I didn't always know I wanted to be a writer. It used to annoy me, when I was in my teens and just getting serious about writing and thus pretty insecure, when I'd read about authors who said they knew from when they were little kids. Like it was a calling, and since I hadn't "known" the same way, maybe I hadn't been called, and I was just kidding myself.
Obviously I didn't listen to those insecurities, 'cause here I am.

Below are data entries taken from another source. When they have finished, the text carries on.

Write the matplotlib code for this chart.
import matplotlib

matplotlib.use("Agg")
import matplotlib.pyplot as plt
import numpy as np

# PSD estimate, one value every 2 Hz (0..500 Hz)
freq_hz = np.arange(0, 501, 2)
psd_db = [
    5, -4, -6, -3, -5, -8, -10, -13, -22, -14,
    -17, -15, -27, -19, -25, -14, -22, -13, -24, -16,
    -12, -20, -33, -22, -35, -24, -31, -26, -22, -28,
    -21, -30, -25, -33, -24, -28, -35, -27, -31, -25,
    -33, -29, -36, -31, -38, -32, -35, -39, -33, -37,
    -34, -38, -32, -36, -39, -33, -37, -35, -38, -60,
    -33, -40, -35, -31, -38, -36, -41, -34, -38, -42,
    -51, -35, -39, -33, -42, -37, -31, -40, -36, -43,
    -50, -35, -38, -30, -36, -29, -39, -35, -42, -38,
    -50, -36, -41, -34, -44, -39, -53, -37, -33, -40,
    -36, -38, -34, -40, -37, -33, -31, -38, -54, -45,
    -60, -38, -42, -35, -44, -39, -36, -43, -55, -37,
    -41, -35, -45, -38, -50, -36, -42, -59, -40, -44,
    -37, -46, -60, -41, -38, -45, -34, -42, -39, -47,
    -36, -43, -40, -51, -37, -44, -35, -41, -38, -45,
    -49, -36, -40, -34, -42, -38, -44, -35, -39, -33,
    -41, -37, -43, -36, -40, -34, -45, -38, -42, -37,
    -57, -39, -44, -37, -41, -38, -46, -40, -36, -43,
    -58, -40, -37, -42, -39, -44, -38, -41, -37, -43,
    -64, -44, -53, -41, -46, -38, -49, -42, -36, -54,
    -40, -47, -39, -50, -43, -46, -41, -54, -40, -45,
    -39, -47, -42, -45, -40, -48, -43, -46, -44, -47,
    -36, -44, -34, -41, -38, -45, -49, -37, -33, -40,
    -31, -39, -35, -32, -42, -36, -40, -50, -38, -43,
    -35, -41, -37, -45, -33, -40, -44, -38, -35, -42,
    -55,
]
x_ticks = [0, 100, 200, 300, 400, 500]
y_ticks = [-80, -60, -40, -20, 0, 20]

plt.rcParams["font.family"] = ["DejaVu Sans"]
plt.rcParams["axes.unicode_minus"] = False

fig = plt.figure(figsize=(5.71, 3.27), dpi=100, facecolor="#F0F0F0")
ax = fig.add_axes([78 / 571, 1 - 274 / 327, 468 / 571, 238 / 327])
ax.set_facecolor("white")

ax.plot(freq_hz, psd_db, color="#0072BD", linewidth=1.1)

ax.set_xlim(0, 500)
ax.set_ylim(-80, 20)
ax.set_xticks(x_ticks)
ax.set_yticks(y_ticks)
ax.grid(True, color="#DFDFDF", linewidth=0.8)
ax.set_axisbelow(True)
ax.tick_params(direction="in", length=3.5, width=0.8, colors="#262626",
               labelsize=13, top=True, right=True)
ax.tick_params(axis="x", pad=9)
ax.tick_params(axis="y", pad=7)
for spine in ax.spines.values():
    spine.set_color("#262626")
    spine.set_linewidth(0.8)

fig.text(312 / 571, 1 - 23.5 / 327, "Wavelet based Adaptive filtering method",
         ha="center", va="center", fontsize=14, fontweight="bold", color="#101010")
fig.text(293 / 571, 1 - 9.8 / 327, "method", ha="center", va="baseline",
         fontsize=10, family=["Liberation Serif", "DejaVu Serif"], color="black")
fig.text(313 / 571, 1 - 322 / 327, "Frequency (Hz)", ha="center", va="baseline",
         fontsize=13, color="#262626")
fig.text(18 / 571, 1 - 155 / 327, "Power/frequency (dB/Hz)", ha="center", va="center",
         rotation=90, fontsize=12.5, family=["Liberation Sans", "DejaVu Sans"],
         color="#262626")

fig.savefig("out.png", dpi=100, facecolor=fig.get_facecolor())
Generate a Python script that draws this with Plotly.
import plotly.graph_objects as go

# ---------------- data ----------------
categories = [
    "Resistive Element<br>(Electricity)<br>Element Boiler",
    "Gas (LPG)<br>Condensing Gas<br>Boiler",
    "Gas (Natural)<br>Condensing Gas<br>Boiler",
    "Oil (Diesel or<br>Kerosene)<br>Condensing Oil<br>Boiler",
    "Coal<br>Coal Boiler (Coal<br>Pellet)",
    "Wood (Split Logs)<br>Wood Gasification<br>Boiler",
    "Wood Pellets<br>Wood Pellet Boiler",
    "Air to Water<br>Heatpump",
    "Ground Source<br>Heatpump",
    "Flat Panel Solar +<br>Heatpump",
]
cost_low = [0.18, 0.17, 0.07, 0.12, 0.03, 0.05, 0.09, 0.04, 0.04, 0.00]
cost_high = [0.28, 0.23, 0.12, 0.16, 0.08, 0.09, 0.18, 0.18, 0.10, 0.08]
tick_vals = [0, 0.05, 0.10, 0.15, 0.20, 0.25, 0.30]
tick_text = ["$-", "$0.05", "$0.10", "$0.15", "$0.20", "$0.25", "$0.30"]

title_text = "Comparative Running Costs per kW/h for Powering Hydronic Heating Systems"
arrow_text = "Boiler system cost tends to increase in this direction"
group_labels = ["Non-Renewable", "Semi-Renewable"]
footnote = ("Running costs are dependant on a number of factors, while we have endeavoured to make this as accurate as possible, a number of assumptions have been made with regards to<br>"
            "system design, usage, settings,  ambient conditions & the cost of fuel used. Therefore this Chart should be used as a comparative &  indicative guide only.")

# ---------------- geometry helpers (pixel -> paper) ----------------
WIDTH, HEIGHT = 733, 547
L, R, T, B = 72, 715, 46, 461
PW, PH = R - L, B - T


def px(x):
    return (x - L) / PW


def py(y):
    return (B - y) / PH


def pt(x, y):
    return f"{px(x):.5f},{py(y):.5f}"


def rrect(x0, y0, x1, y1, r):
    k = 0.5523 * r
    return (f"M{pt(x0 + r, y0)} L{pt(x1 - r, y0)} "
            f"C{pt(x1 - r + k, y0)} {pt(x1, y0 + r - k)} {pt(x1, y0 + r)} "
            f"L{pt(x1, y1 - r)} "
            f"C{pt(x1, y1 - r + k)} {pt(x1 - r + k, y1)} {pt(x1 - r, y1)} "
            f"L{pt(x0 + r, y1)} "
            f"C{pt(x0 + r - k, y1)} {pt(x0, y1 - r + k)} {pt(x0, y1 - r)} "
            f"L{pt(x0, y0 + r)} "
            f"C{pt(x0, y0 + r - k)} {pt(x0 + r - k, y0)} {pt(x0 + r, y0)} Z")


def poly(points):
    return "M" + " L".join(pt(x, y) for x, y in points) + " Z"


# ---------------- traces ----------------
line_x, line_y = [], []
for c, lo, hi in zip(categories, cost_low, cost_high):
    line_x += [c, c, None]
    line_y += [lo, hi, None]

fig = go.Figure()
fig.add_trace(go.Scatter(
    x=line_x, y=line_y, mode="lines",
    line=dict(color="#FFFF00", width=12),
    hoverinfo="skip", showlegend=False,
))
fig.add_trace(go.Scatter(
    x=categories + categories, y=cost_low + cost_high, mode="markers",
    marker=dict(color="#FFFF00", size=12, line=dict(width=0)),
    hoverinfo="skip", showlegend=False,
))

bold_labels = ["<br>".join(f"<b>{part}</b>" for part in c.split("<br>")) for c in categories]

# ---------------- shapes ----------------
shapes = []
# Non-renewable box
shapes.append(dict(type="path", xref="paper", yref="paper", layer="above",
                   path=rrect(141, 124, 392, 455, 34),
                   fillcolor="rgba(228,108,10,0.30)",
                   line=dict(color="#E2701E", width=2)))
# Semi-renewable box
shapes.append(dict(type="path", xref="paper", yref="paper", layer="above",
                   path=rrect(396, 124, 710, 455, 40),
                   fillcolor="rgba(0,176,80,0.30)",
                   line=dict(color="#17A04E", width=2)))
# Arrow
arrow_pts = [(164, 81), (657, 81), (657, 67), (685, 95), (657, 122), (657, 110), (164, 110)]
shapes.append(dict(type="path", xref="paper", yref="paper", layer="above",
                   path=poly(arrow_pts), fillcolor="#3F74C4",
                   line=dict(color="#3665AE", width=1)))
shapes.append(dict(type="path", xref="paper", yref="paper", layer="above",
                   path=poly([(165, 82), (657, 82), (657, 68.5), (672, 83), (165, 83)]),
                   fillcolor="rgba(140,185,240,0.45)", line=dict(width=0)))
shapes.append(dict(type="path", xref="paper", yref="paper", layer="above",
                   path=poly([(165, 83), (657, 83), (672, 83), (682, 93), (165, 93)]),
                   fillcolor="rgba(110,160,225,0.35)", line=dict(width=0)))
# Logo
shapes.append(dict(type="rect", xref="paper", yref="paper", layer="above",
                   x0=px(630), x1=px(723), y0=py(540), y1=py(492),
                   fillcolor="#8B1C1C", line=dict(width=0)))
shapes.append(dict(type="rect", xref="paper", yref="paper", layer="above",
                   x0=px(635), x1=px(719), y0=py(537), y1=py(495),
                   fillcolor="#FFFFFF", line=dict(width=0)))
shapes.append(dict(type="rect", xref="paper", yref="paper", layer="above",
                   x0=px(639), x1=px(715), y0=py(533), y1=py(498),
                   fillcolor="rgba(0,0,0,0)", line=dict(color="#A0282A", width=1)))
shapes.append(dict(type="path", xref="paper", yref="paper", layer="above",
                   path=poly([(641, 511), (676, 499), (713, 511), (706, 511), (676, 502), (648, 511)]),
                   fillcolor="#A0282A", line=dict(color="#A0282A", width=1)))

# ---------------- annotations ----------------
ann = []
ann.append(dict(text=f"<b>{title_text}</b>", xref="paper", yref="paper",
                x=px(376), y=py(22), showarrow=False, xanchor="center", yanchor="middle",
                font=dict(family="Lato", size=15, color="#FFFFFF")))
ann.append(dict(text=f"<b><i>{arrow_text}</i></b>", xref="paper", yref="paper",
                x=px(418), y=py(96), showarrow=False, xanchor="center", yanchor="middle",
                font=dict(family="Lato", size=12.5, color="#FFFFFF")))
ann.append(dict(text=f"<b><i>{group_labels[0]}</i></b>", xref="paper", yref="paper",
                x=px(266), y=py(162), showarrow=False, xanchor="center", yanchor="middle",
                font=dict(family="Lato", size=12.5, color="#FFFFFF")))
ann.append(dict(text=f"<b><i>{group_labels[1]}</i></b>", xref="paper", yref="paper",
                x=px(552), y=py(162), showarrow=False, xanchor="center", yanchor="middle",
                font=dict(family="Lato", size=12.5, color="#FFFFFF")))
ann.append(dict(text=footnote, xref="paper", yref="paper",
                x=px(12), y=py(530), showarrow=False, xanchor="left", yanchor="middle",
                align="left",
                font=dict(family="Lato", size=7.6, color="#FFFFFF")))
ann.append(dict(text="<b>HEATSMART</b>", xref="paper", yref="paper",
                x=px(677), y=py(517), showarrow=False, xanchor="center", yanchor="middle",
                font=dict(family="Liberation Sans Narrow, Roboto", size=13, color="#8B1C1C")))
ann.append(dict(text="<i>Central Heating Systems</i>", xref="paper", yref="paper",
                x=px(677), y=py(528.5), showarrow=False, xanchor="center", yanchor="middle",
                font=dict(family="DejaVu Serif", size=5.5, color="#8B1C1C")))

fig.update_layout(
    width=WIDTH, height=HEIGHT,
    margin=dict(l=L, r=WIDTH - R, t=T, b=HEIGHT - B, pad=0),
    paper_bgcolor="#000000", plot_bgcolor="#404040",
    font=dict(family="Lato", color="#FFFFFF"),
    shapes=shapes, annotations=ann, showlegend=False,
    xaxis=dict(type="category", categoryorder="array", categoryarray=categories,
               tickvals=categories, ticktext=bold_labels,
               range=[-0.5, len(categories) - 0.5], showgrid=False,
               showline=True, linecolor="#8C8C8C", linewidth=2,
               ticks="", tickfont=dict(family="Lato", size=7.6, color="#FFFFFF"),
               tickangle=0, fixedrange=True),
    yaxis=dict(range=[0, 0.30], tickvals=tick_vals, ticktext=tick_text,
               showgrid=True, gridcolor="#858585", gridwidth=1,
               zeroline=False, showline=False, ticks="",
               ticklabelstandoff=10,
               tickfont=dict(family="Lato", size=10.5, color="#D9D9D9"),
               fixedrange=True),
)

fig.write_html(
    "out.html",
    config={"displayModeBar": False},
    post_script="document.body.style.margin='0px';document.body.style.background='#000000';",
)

Don't get me wrong, though. I was always writing. I just didn't think of it as a career sort of thing. It was fun, an extension of the vast dramatic storylines I'd play out with plastic animals and She-Ra action figures on my bedroom carpet. (I had a love for melodrama even as a six year old. There was always the good side and the bad side, and someone from the bad side was always falling in love with someone from the good side, and having all sorts of emotional turmoil over this, and there was violence and betrayal and, y'know, all that good stuff.) My mom still has a file full of my story-writing notebooks from first and second grade: most of the stories about animals, almost all of them about cats.
Why cats? I loved 'em, liked all animals, still do. For a long time I thought I was going to be a veterinarian. That was the career plan. I'd still be writing, of course, but that wasn't work.
Somewhere around grade five, I realized that maybe writing could be more than fun. I remember my teacher picking out my story out of the whole class's and reading it aloud as an example of really great writing. And this was a teacher I admired, so it meant a lot. I started thinking, well, maybe I could be a vet and a writer. Like James Herriot. Perfect.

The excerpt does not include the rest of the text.